Oral History Interview with George and Tessie Dyer, March 5, 1980. Interview H-0161. Southern Oral History Program Collection (#4007) in the Southern Oral History Program Collection, Southern Historical Collection, Wilson Library, University of North Carolina at Chapel Hill.

Full Text of the Excerpt

TESSIE DYER:
The mill company down here sold these houses. My husband and I bought this one, and my father and mother stayed with me. They died in 1963. My father died the first day of November, and my mother died the fifteenth of November. The shock of my father's death caused my mother's death. My father was eighty-three and my mother was eighty-one when they passed away.
LU ANN JONES:
They came here and they went to work in the mill.
TESSIE DYER:
They worked in the mill down here.
LU ANN JONES:
Who took care of you and your brothers and sisters while. . . .
TESSIE DYER:
While mother worked? My grand-mother.
LU ANN JONES:
She was here too?
TESSIE DYER:
She came too. Then we lived out on the next street.
LU ANN JONES:
Did your parents work the same hours? Did they go to the mill together?
TESSIE DYER:
My mother worked in the spinning room and my father was overseer in the card room.
LU ANN JONES:
Did you visit them in the mill?
TESSIE DYER:
That's how I learned to spin. I'd go and help my mother, afternoon when I'd get home from school sometime. When I went to work, I worked in the spinning room, I don't know how many years. My father asked them to transfer me to the draw-in department. So I stayed there until I retired.
LU ANN JONES:
Did it seem like fun to go into the mills when you were a child?
TESSIE DYER:
Oh, yes.
LU ANN JONES:
Can you describe what the mill looked like?
TESSIE DYER:
I just didn't know what to think about it when I first went in, especially the card room, it made so much noise. Then I worked in the draw-in room. That's where you have beams, they draw those threads in to make cloth.
LU ANN JONES:
How old were you when you went to work full time?
TESSIE DYER:
I was eighteen.
LU ANN JONES:
Had you finished high school then?
TESSIE DYER:
No.
LU ANN JONES:
Did you want to finish high school, or was it time to go to work?
TESSIE DYER:
When I did start to work, I didn't want to stop.
LU ANN JONES:
Can you remember your first day at work?
TESSIE DYER:
I worked with my mother a lot. Then they just put me sparehand in the spinning room. My mother, she retired from there. Her health got bad. So I didn't like the spinning room then. I went to work then in the draw-in room. I just thought I couldn't do that. My brother-in-law was foreman down there then. The first day I worked, I was just so depressed about the job. I didn't think I could do it. I could tell you what I did, but you still wouldn't understand. I built harness then for the draw-in hands. I didn't draw-in.
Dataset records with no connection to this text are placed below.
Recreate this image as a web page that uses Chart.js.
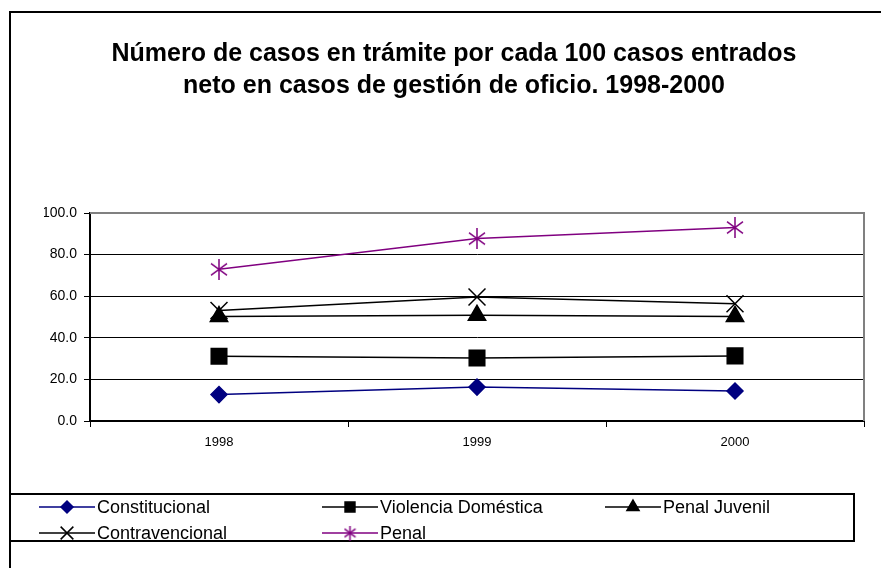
<!DOCTYPE html>
<html>
<head>
<meta charset="utf-8">
<script src="https://cdn.jsdelivr.net/npm/chart.js@4/dist/chart.umd.min.js"></script>
<style>
  body { margin: 0; background: #fff; }
  #myChart { display: block; }
</style>
</head>
<body>
<canvas id="myChart" width="881" height="568"></canvas>
<script>
var years = ['1998', '1999', '2000'];
var titleLines = ['Número de casos en trámite por cada 100 casos entrados', 'neto en casos de gestión de oficio. 1998-2000'];
var yTicks = [0, 20, 40, 60, 80, 100];

var seriesNames = ['Constitucional', 'Violencia Doméstica', 'Penal Juvenil', 'Contravencional', 'Penal'];
var constitucional = [12.7, 16.3, 14.4];
var violencia = [31.1, 30.3, 31.3];
var penalJuvenil = [50.2, 50.8, 50.3];
var contravencional = [53.1, 59.6, 56.4];
var penal = [72.9, 87.7, 93.0];

var FONT = '"Liberation Sans", Arial, sans-serif';
Chart.defaults.font.family = FONT;
Chart.defaults.color = '#000';

// excel style asterisk (x with a vertical bar)
function makeStar(w, h, color) {
  var c = document.createElement('canvas');
  c.width = w; c.height = h;
  var g = c.getContext('2d');
  g.strokeStyle = color;
  g.lineWidth = 1.5;
  g.beginPath();
  g.moveTo(1, h * 0.22); g.lineTo(w - 1, h * 0.78);
  g.moveTo(w - 1, h * 0.22); g.lineTo(1, h * 0.78);
  g.moveTo(w / 2, 0); g.lineTo(w / 2, h);
  g.stroke();
  return c;
}
var starBig = makeStar(18, 21, '#800080');
var starSmall = makeStar(13, 15, '#800080');

var datasets = [
  { label: seriesNames[0], data: constitucional, borderColor: '#000080', backgroundColor: '#000080', pointStyle: 'rectRot', pointRadius: 8, legendRadius: 6 },
  { label: seriesNames[1], data: violencia, borderColor: '#000', backgroundColor: '#000', pointStyle: 'rect', pointRadius: 11, legendRadius: 7 },
  { label: seriesNames[2], data: penalJuvenil, borderColor: '#000', backgroundColor: '#000', pointStyle: 'triangle', pointRadius: 10, legendRadius: 7 },
  { label: seriesNames[3], data: contravencional, borderColor: '#000', backgroundColor: '#000', pointStyle: 'crossRot', pointRadius: 12, legendRadius: 9 },
  { label: seriesNames[4], data: penal, borderColor: '#800080', backgroundColor: '#800080', pointStyle: starBig, legendStyle: starSmall, pointRadius: 10, legendRadius: 7 }
];
datasets.forEach(function(d) {
  d.borderWidth = 1.5;
  d.pointBorderWidth = 1.5;
  d.tension = 0;
  d.fill = false;
});

var framePlugin = {
  id: 'frame',
  beforeDatasetsDraw: function(chart) {
    var ctx = chart.ctx, a = chart.chartArea;
    ctx.save();
    ctx.strokeStyle = '#808080';
    ctx.lineWidth = 2;
    ctx.beginPath();
    ctx.moveTo(a.left, a.top);
    ctx.lineTo(a.right, a.top);
    ctx.lineTo(a.right, a.bottom);
    ctx.stroke();
    ctx.restore();
  },
  afterDraw: function(chart) {
    var ctx = chart.ctx;
    ctx.save();
    // outer frame
    ctx.strokeStyle = '#000';
    ctx.lineWidth = 2;
    ctx.beginPath();
    ctx.moveTo(10, 568);
    ctx.lineTo(10, 12);
    ctx.lineTo(881, 12);
    ctx.stroke();
    // legend box
    ctx.strokeRect(10, 494, 844, 47);

    var cols = [39, 322, 605];
    var rows = [507, 533];
    ctx.font = '18px ' + FONT;
    ctx.textBaseline = 'middle';
    ctx.textAlign = 'left';
    chart.data.datasets.forEach(function(d, i) {
      var x = cols[i % 3], y = rows[Math.floor(i / 3)];
      ctx.strokeStyle = d.borderColor;
      ctx.lineWidth = 1.5;
      ctx.beginPath();
      ctx.moveTo(x, y);
      ctx.lineTo(x + 56, y);
      ctx.stroke();
      ctx.fillStyle = d.backgroundColor;
      Chart.helpers.drawPoint(ctx, {
        pointStyle: d.legendStyle || d.pointStyle,
        radius: d.legendRadius,
        rotation: 0,
        borderWidth: 1.5
      }, x + 28, y);
      ctx.fillStyle = '#000';
      ctx.fillText(d.label, x + 58, y + 1);
    });
    ctx.restore();
  }
};

new Chart(document.getElementById('myChart'), {
  type: 'line',
  data: { labels: years, datasets: datasets },
  plugins: [framePlugin],
  options: {
    responsive: false,
    animation: false,
    layout: { padding: { top: 0, left: 44, right: 17, bottom: 117 } },
    plugins: {
      legend: { display: false },
      tooltip: { enabled: false },
      title: {
        display: true,
        text: titleLines,
        color: '#000',
        font: { size: 25, weight: 'bold', lineHeight: 1.28 },
        padding: { top: 38, bottom: 111 }
      }
    },
    scales: {
      x: {
        offset: true,
        grid: { offset: true, drawOnChartArea: false, drawTicks: true, tickLength: 6, tickColor: '#000', lineWidth: 1 },
        border: { color: '#000', width: 2 },
        ticks: { font: { size: 13 }, padding: 8, maxRotation: 0 },
        afterFit: function(s) { s.height = 30; }
      },
      y: {
        min: 0,
        max: 100,
        afterBuildTicks: function(s) { s.ticks = yTicks.map(function(v) { return { value: v }; }); },
        grid: {
          color: function(c) { return c.tick && c.tick.value === 100 ? 'rgba(0,0,0,0)' : '#000'; },
          lineWidth: 1,
          tickLength: 6,
          tickColor: '#000'
        },
        border: { color: '#000', width: 2 },
        ticks: {
          font: { size: 14 },
          padding: 7,
          callback: function(v) { return Number(v).toFixed(1); }
        },
        afterFit: function(s) { s.width = 46; }
      }
    }
  }
});
</script>
</body>
</html>
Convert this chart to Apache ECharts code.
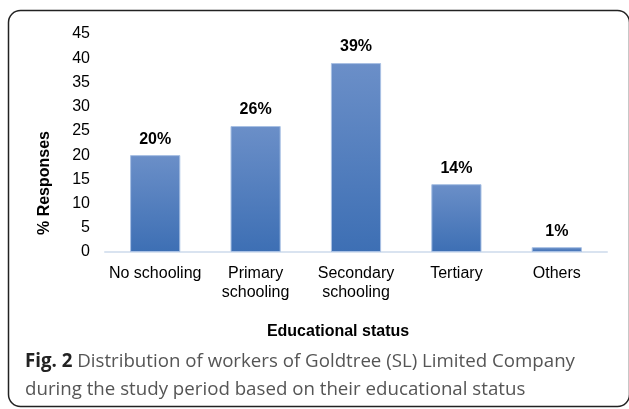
<!DOCTYPE html>
<html><head><meta charset="utf-8">
<script src="https://cdn.jsdelivr.net/npm/echarts@6/dist/echarts.min.js"></script>
<style>html,body{margin:0;padding:0;background:#fff}#c{width:629px;height:409px}</style>
</head><body><div id="c"></div>
<script>
const categories = ['No schooling', 'Primary\nschooling', 'Secondary\nschooling', 'Tertiary', 'Others'];
const values = [20, 26, 39, 14, 1];
const yTicks = [0, 5, 10, 15, 20, 25, 30, 35, 40, 45];
const xName = 'Educational status';
const yName = '% Responses';
const captionBold = 'Fig. 2';
const captionLine1 = ' Distribution of workers of Goldtree (SL) Limited Company';
const captionLine2 = 'during the study period based on their educational status';

const chart = echarts.init(document.getElementById('c'), null, {renderer: 'canvas'});
chart.setOption({
  animation: false,
  grid: {left: 105, right: 22, top: 34, bottom: 157},
  xAxis: {
    type: 'category', data: categories,
    axisLine: {lineStyle: {color: '#d9e3f0', width: 2}},
    axisTick: {show: false},
    axisLabel: {color: '#000', fontFamily: 'Liberation Sans, Arial', fontSize: 16, lineHeight: 19, margin: 12, interval: 0}
  },
  yAxis: {
    type: 'value', min: yTicks[0], max: yTicks[yTicks.length - 1], interval: 5,
    splitLine: {show: false}, axisLine: {show: false}, axisTick: {show: false},
    axisLabel: {color: '#000', fontFamily: 'Liberation Sans, Arial', fontSize: 16, margin: 15}
  },
  series: [{
    type: 'bar', data: values, barWidth: '50%',
    itemStyle: {
      color: new echarts.graphic.LinearGradient(0, 0, 0, 1, [{offset: 0, color: '#6b8fc8'}, {offset: 1, color: '#3d6fb4'}]),
      borderColor: '#a9c1e4', borderWidth: 1
    },
    label: {show: true, position: 'top', distance: 8, formatter: '{c}%', color: '#000',
      fontFamily: 'Liberation Sans, Arial', fontWeight: 'bold', fontSize: 16}
  }],
  graphic: [
    {type: 'rect', shape: {x: 8.5, y: 10.5, width: 621, height: 396, r: 12}, style: {fill: 'none', stroke: '#222', lineWidth: 1.5}, silent: true},
    {type: 'text', x: 45, y: 183, rotation: Math.PI / 2, style: {x: 0, y: 0, text: yName, fill: '#000', font: 'bold 16px "Liberation Sans", Arial', textAlign: 'center', textVerticalAlign: 'middle'}},
    {type: 'text', style: {x: 338, y: 332, text: xName, fill: '#000', font: 'bold 16px "Liberation Sans", Arial', textAlign: 'center', textVerticalAlign: 'middle'}},
    {type: 'text', style: {x: 25, y: 362, text: '{b|' + captionBold + '}{r|' + captionLine1 + '}', textVerticalAlign: 'middle', rich: {b: {font: 'bold 18.7px "Open Sans"', fill: '#222'}, r: {font: '18.7px "Open Sans"', fill: '#555'}}}},
    {type: 'text', style: {x: 25, y: 390, text: captionLine2, fill: '#555', font: '18.7px "Open Sans"', textVerticalAlign: 'middle'}}
  ]
});
</script></body></html>
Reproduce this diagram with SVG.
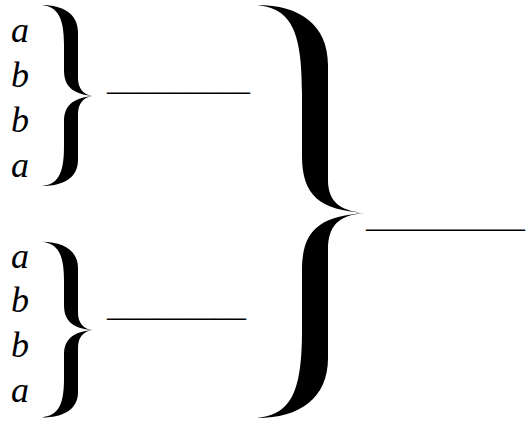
<svg xmlns="http://www.w3.org/2000/svg" width="530" height="421" viewBox="0 0 530 421">
<style>
.v{font-family:"Liberation Serif","Times New Roman",serif;font-style:italic;font-size:36px;fill:#000}
.u{font-family:"Liberation Serif","Times New Roman",serif;font-size:32px;fill:#000}
.br{fill:#000;stroke:none}
</style>
<defs>
<path id="small" d="M 42,5 C 63,5 78,14 78,32 L 78,78 C 78,88 83,95 93,96 C 83,97 78,104 78,114 L 78,160 C 78,178 63,186 42,186 C 57,184 64,176 64,146 L 64,122 C 64,106 72,98 93,96 C 72,94 64,86 64,70 L 64,45 C 64,16 57,7 42,5 Z"/>
</defs>
<rect width="530" height="421" fill="#fff"/>
<g id="group1">
<text class="v" x="11" y="42">a</text>
<text class="v" x="11" y="87">b</text>
<text class="v" x="11" y="132">b</text>
<text class="v" x="11" y="177">a</text>
<use href="#small" class="br"/>
<text class="u" x="107" y="90" textLength="143" lengthAdjust="spacingAndGlyphs">_________</text>
</g>
<g id="group2">
<text class="v" x="11" y="268">a</text>
<text class="v" x="11" y="312">b</text>
<text class="v" x="11" y="357">b</text>
<text class="v" x="11" y="402">a</text>
<use href="#small" class="br" transform="translate(0,237) scale(1,0.97)"/>
<text class="u" x="107" y="316" textLength="139" lengthAdjust="spacingAndGlyphs">_________</text>
</g>
<g id="group3">
<path class="br" d="M 257,5 C 300,5 328,25 328,65 L 328,180 C 328,200 338,211 365,213 C 338,215 328,226 328,250 L 328,358 C 328,398 300,418 257,418 C 290,414 302,395 302,330 L 302,270 C 302,230 320,216 365,213 C 320,210 302,196 302,156 L 302,93 C 302,28 290,9 257,5 Z"/>
<text class="u" x="366" y="227" textLength="159" lengthAdjust="spacingAndGlyphs">__________</text>
</g>
</svg>
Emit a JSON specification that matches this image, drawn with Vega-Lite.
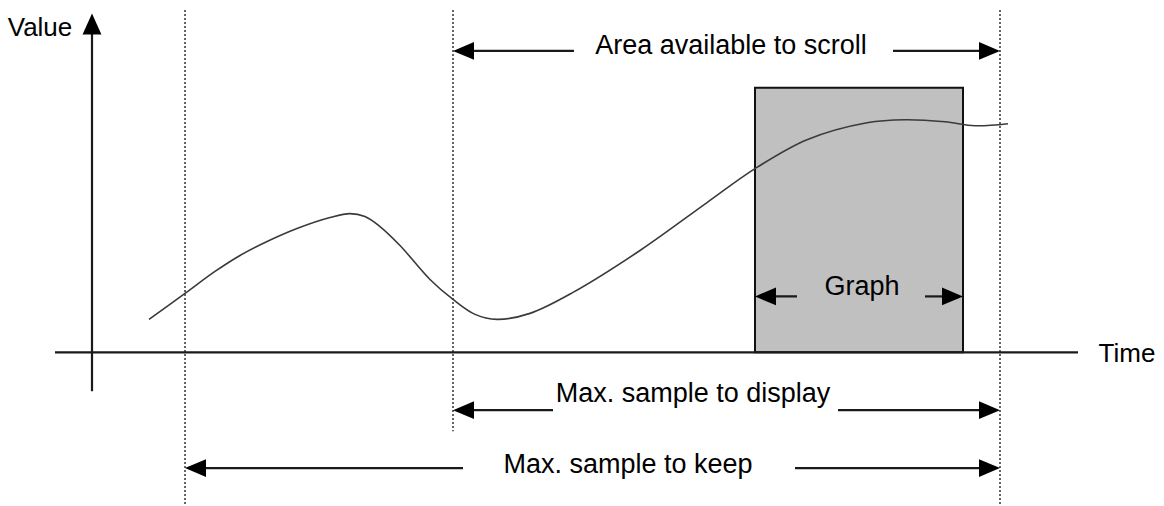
{
  "$schema": "https://vega.github.io/schema/vega-lite/v6.json",
  "width": 1164,
  "height": 506,
  "autosize": {"type": "fit", "contains": "padding"},
  "padding": 0,
  "background": "white",
  "config": {"view": {"stroke": null}},
  "datasets": {
    "box": [{"x": 755, "x2": 963, "y": 88, "y2": 353}],
    "solid": [
      {"x": 55, "x2": 1078, "y": 353, "y2": 353},
      {"x": 92, "x2": 92, "y": 392, "y2": 30},
      {"x": 460, "x2": 574, "y": 51, "y2": 51},
      {"x": 893, "x2": 992, "y": 51, "y2": 51},
      {"x": 762, "x2": 797, "y": 297, "y2": 297},
      {"x": 925, "x2": 956, "y": 297, "y2": 297},
      {"x": 460, "x2": 553, "y": 411, "y2": 411},
      {"x": 838, "x2": 992, "y": 411, "y2": 411},
      {"x": 192, "x2": 463, "y": 469, "y2": 469},
      {"x": 795, "x2": 992, "y": 469, "y2": 469}
    ],
    "dotted": [
      {"x": 185, "x2": 185, "y": 10, "y2": 506},
      {"x": 453, "x2": 453, "y": 10, "y2": 432},
      {"x": 1000, "x2": 1000, "y": 10, "y2": 506}
    ],
    "curve": [
      {"t": 149, "v": 320},
      {"t": 185, "v": 294},
      {"t": 215, "v": 272},
      {"t": 240, "v": 256},
      {"t": 265, "v": 243},
      {"t": 297, "v": 229},
      {"t": 330, "v": 218},
      {"t": 350, "v": 214},
      {"t": 365, "v": 217},
      {"t": 380, "v": 227},
      {"t": 400, "v": 246},
      {"t": 430, "v": 280},
      {"t": 453, "v": 300},
      {"t": 475, "v": 315},
      {"t": 497, "v": 320},
      {"t": 530, "v": 314},
      {"t": 573, "v": 293},
      {"t": 640, "v": 251},
      {"t": 707, "v": 203},
      {"t": 755, "v": 169},
      {"t": 807, "v": 140},
      {"t": 867, "v": 123},
      {"t": 905, "v": 120},
      {"t": 945, "v": 122},
      {"t": 975, "v": 126},
      {"t": 1008, "v": 124}
    ],
    "heads": [
      {"x": 92, "y": 24, "shape": "M-0.9,1L0,-1L0.9,1Z"},
      {"x": 463.5, "y": 51, "shape": "M1,-0.85L-1,0L1,0.85Z"},
      {"x": 989.5, "y": 51, "shape": "M-1,-0.85L1,0L-1,0.85Z"},
      {"x": 765.5, "y": 297, "shape": "M1,-0.85L-1,0L1,0.85Z"},
      {"x": 952.5, "y": 297, "shape": "M-1,-0.85L1,0L-1,0.85Z"},
      {"x": 463.5, "y": 411, "shape": "M1,-0.85L-1,0L1,0.85Z"},
      {"x": 989.5, "y": 411, "shape": "M-1,-0.85L1,0L-1,0.85Z"},
      {"x": 195.5, "y": 469, "shape": "M1,-0.85L-1,0L1,0.85Z"},
      {"x": 989.5, "y": 469, "shape": "M-1,-0.85L1,0L-1,0.85Z"}
    ],
    "axislabels": [
      {"x": 40, "y": 28, "label": "Value"},
      {"x": 1127, "y": 355, "label": "Time"}
    ],
    "labels": [
      {"x": 731, "y": 46, "label": "Area available to scroll"},
      {"x": 862, "y": 288, "label": "Graph"},
      {"x": 693, "y": 395, "label": "Max. sample to display"},
      {"x": 628, "y": 466, "label": "Max. sample to keep"}
    ]
  },
  "layer": [
    {
      "data": {"name": "box"},
      "mark": {"type": "rect", "fill": "#c0c0c0", "stroke": "#111", "strokeWidth": 2},
      "encoding": {
        "x": {"field": "x", "type": "quantitative", "scale": {"domain": [0, 1164], "nice": false, "zero": false}, "axis": null},
        "x2": {"field": "x2"},
        "y": {"field": "y", "type": "quantitative", "scale": {"domain": [0, 506], "reverse": true, "nice": false, "zero": false}, "axis": null},
        "y2": {"field": "y2"}
      }
    },
    {
      "data": {"name": "dotted"},
      "mark": {"type": "rule", "stroke": "#333", "strokeWidth": 1.5, "strokeDash": [2, 2]},
      "encoding": {
        "x": {"field": "x", "type": "quantitative"},
        "x2": {"field": "x2"},
        "y": {"field": "y", "type": "quantitative"},
        "y2": {"field": "y2"}
      }
    },
    {
      "data": {"name": "solid"},
      "mark": {"type": "rule", "stroke": "#1a1a1a", "strokeWidth": 2.2},
      "encoding": {
        "x": {"field": "x", "type": "quantitative"},
        "x2": {"field": "x2"},
        "y": {"field": "y", "type": "quantitative"},
        "y2": {"field": "y2"}
      }
    },
    {
      "data": {"name": "curve"},
      "mark": {"type": "line", "stroke": "#3a3a3a", "strokeWidth": 1.6, "interpolate": "catmull-rom"},
      "encoding": {
        "x": {"field": "t", "type": "quantitative"},
        "y": {"field": "v", "type": "quantitative"}
      }
    },
    {
      "data": {"name": "heads"},
      "mark": {"type": "point", "filled": true, "color": "black", "opacity": 1, "size": 441},
      "encoding": {
        "x": {"field": "x", "type": "quantitative"},
        "y": {"field": "y", "type": "quantitative"},
        "shape": {"field": "shape", "type": "nominal", "scale": null}
      }
    },
    {
      "data": {"name": "axislabels"},
      "mark": {"type": "text", "font": "Liberation Sans", "fontSize": 26, "color": "black", "align": "center", "baseline": "middle"},
      "encoding": {
        "x": {"field": "x", "type": "quantitative"},
        "y": {"field": "y", "type": "quantitative"},
        "text": {"field": "label", "type": "nominal"}
      }
    },
    {
      "data": {"name": "labels"},
      "mark": {"type": "text", "font": "Liberation Sans", "fontSize": 27, "color": "black", "align": "center", "baseline": "middle"},
      "encoding": {
        "x": {"field": "x", "type": "quantitative"},
        "y": {"field": "y", "type": "quantitative"},
        "text": {"field": "label", "type": "nominal"}
      }
    }
  ]
}
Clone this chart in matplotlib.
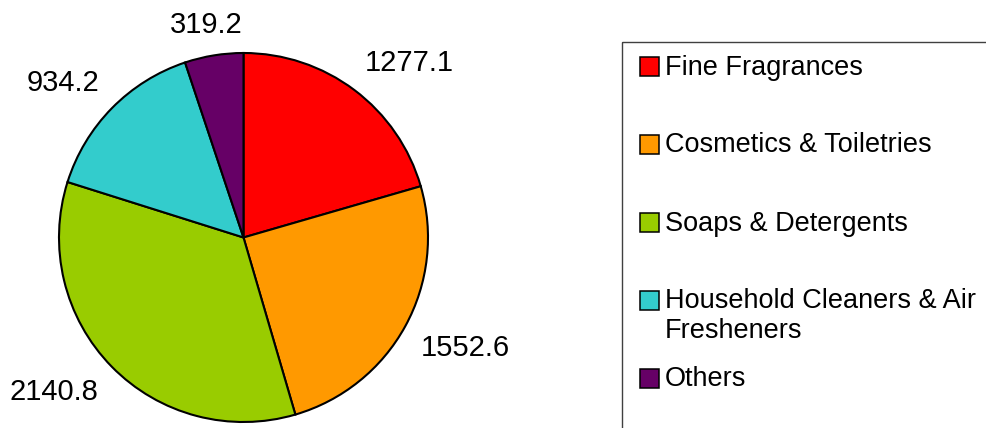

The first day I worked on this new job after they changed jobs-they always making something better for the employees-I told my brother-in-law, I went up there and sit in the office, I said, "Fred, I can't run this job." He said, "You learnt the other job, and I know you can learn this one. You just go on back. You're doing okay." That kind of picked me up a little bit. So I did better the next day. It just kept on till I worked there a long, long time. I really did enjoy my job working in the draw-in room.
LU ANN JONES:
What year was it that you went to work?
TESSIE DYER:
I couldn't tell you to save my life.
LU ANN JONES:
When were you born?
TESSIE DYER:
September 29, 1908.
LU ANN JONES:
So that was about 1926 that you went to the mill if you were eighteen.
TESSIE DYER:
Something like that.
LU ANN JONES:
Were there a lot of other young women in the mills then?
TESSIE DYER:
Um-hum.
LU ANN JONES:
Did you have fun in the mills, tell jokes?
TESSIE DYER:
Yeah, when we'd catch up we did.
GEORGE DYER:
They worked ten hours a day back then. Worked up till Saturday at noon at 12:00.